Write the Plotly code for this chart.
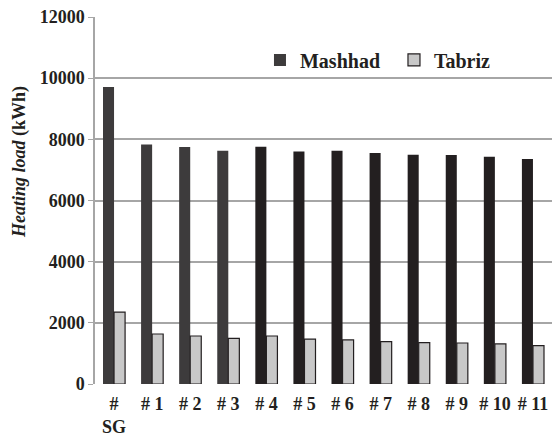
import plotly.graph_objects as go

categories = ["#<br>SG", "# 1", "# 2", "# 3", "# 4", "# 5", "# 6", "# 7", "# 8", "# 9", "# 10", "# 11"]
mashhad = [9710, 7830, 7750, 7630, 7760, 7600, 7630, 7550, 7500, 7490, 7430, 7360]
tabriz = [2350, 1635, 1570, 1490, 1570, 1470, 1440, 1385, 1350, 1340, 1310, 1255]
y_ticks = [0, 2000, 4000, 6000, 8000, 10000, 12000]
mashhad_colors = ["#3d3b3c"] * 4 + ["#231f20"] * 8

FONT = "'Times New Roman', 'Liberation Serif', Times, 'DejaVu Serif', serif"

fig = go.Figure()
fig.add_trace(go.Bar(
    x=categories, y=mashhad, name="<b>Mashhad</b>",
    marker=dict(color=mashhad_colors, line=dict(width=0)),
))
fig.add_trace(go.Bar(
    x=categories, y=tabriz, name="<b>Tabriz</b>",
    marker=dict(color="#c8c8c8", line=dict(color="#231f20", width=1.2)),
))

fig.update_layout(
    width=552, height=438,
    margin=dict(l=95, r=0, t=17, b=54),
    paper_bgcolor="white", plot_bgcolor="white",
    barmode="group", bargap=0.42, bargroupgap=0,
    font=dict(family=FONT, color="#231f20"),
    showlegend=True,
    legend=dict(
        orientation="h", x=0.361, y=0.883, xanchor="left", yanchor="middle",
        font=dict(family=FONT, size=20, color="#231f20"),
        bgcolor="rgba(0,0,0,0)", itemwidth=30,
        entrywidth=89, entrywidthmode="pixels",
    ),
    xaxis=dict(
        showgrid=False, showline=False, ticks="",
        tickfont=dict(family=FONT, size=18, color="#231f20"),
        tickprefix="<b>", ticksuffix="</b>",
        ticklabelstandoff=7,
    ),
    yaxis=dict(
        range=[0, 12000], tickmode="array", tickvals=y_ticks,
        ticktext=[f"<b>{v}</b>" for v in y_ticks],
        showgrid=True, gridcolor="#a6a6a6", gridwidth=1.5,
        showline=True, linecolor="#a6a6a6", linewidth=1.5,
        ticks="outside", ticklen=5, tickcolor="#a6a6a6",
        tickfont=dict(family=FONT, size=18, color="#231f20"),
        zeroline=False,
    ),
    annotations=[dict(
        text="<b><i>Heating load</i> (kWh)</b>",
        textangle=-90, showarrow=False,
        xref="paper", yref="paper", x=-0.164, y=0.605,
        xanchor="center", yanchor="middle",
        font=dict(family=FONT, size=18, color="#231f20"),
    )],
)

fig.write_html(
    "out.html",
    config={"displayModeBar": False},
    post_script="document.body.style.margin='0';document.body.style.overflow='hidden';",
)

——

Go from the first line of the listing to the line holding "import plotly.graph_objects as go" and, please, transcribe those lines exactly, both included, with no pictures.

→ Answer to the problem
Write the Plotly code for this chart.
import plotly.graph_objects as go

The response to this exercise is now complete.